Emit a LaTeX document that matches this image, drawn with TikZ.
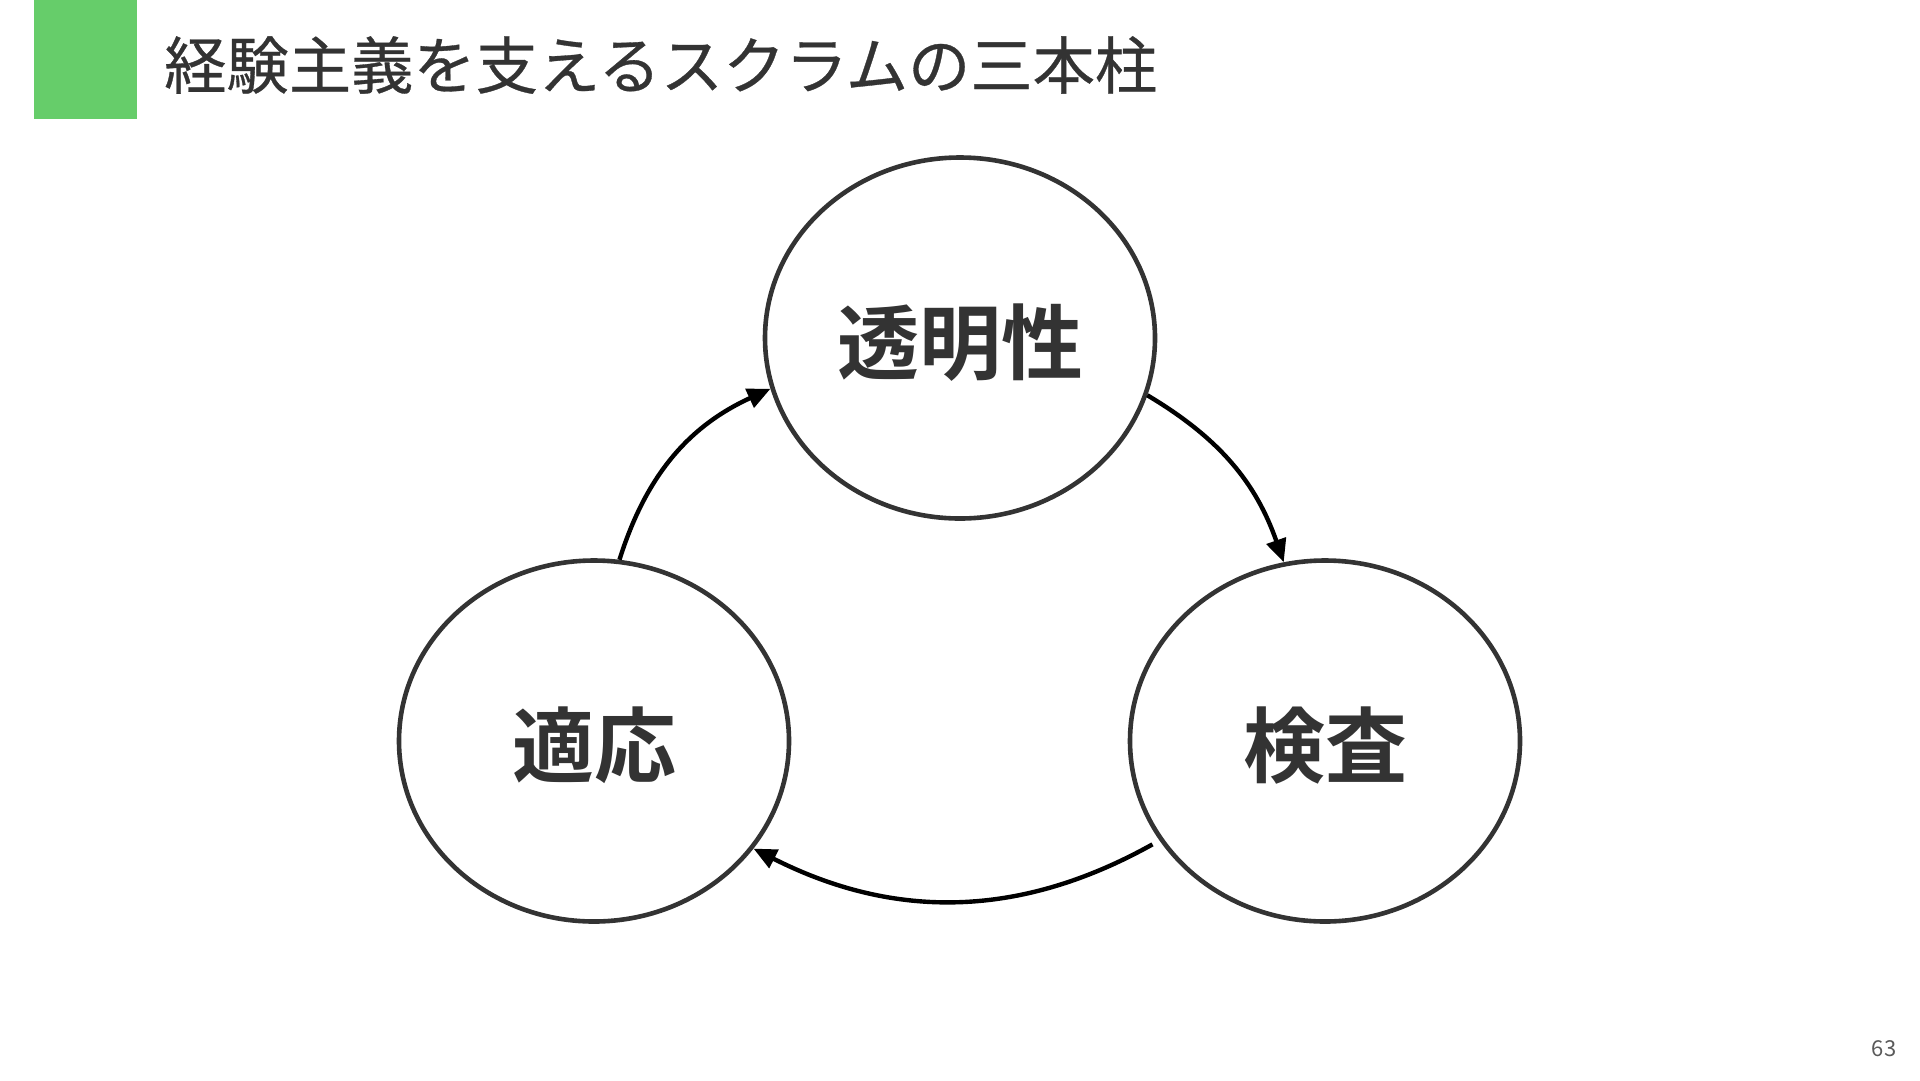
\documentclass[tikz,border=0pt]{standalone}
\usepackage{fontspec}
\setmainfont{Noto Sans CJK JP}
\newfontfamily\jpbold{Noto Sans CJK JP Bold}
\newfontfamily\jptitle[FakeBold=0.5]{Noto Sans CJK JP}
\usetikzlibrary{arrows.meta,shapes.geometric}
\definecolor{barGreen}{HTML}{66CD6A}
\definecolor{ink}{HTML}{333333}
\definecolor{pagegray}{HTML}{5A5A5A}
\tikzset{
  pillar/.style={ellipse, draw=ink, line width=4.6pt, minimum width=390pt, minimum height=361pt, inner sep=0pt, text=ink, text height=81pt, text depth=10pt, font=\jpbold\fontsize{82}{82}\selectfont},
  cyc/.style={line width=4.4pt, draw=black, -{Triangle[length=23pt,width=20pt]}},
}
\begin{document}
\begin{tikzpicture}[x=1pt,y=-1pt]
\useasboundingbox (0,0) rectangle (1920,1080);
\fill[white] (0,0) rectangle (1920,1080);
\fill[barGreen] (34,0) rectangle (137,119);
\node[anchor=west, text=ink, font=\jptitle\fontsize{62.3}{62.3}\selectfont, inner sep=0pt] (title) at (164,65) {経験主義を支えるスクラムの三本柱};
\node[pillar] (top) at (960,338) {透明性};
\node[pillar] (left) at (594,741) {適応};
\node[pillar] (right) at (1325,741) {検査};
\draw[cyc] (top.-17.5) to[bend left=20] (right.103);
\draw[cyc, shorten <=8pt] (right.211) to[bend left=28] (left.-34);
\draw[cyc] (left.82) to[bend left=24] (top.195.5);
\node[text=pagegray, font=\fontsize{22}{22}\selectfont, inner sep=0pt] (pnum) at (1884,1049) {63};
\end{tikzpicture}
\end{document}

- _What this task involves_
Repeat verbatim all the material, but not the pictures.

- _Solved problem_
Emit a LaTeX document that matches this image, drawn with TikZ.
\documentclass[tikz,border=0pt]{standalone}
\usepackage{fontspec}
\setmainfont{Noto Sans CJK JP}
\newfontfamily\jpbold{Noto Sans CJK JP Bold}
\newfontfamily\jptitle[FakeBold=0.5]{Noto Sans CJK JP}
\usetikzlibrary{arrows.meta,shapes.geometric}
\definecolor{barGreen}{HTML}{66CD6A}
\definecolor{ink}{HTML}{333333}
\definecolor{pagegray}{HTML}{5A5A5A}
\tikzset{
  pillar/.style={ellipse, draw=ink, line width=4.6pt, minimum width=390pt, minimum height=361pt, inner sep=0pt, text=ink, text height=81pt, text depth=10pt, font=\jpbold\fontsize{82}{82}\selectfont},
  cyc/.style={line width=4.4pt, draw=black, -{Triangle[length=23pt,width=20pt]}},
}
\begin{document}
\begin{tikzpicture}[x=1pt,y=-1pt]
\useasboundingbox (0,0) rectangle (1920,1080);
\fill[white] (0,0) rectangle (1920,1080);
\fill[barGreen] (34,0) rectangle (137,119);
\node[anchor=west, text=ink, font=\jptitle\fontsize{62.3}{62.3}\selectfont, inner sep=0pt] (title) at (164,65) {経験主義を支えるスクラムの三本柱};
\node[pillar] (top) at (960,338) {透明性};
\node[pillar] (left) at (594,741) {適応};
\node[pillar] (right) at (1325,741) {検査};
\draw[cyc] (top.-17.5) to[bend left=20] (right.103);
\draw[cyc, shorten <=8pt] (right.211) to[bend left=28] (left.-34);
\draw[cyc] (left.82) to[bend left=24] (top.195.5);
\node[text=pagegray, font=\fontsize{22}{22}\selectfont, inner sep=0pt] (pnum) at (1884,1049) {63};
\end{tikzpicture}
\end{document}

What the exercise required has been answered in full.